International Journal of Applied Information Systems |
Foundation of Computer Science (FCS), NY, USA |
Volume 4 - Number 7 |
Year of Publication: 2012 |
Authors: Prabin R. Sahoo |
10.5120/ijais12-450799 |
Prabin R. Sahoo . Performance Overhead on Relational Join in Hadoop using Hive/Pig/Streaming - A Comparative Analysis. International Journal of Applied Information Systems. 4, 7 ( December 2012), 15-20. DOI=10.5120/ijais12-450799
Hadoop Distributed File System (HDFS) is quite popular in the big data world. It not only provides a framework for storing data in a distributed environment, but also has set of tools to retrieve and process these data using map-reduce concept.

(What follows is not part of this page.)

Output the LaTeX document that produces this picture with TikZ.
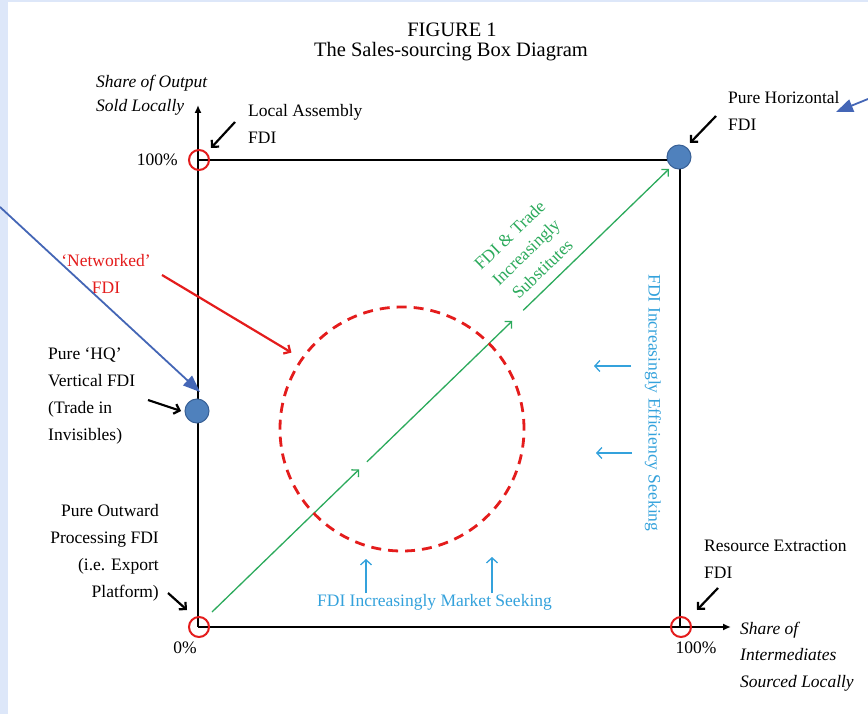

This paper discusses the result of evaluation of major tools such as Hive, Pigand hadoop streaming for solving problems from a relational prospective and comparing their performances. Though big data cannot be compared to the strength of relational database in solving relational problems, but as big data is about data so the relational nature of data access cannot be eliminated altogether. Fortunately, there are ways to deal with this which has been discussed in this paper from a performance prospective. This may help the big data community in understanding the performance challenges so that further optimization can be done and the application developers' community can learn how strategically the relational operations need to be used.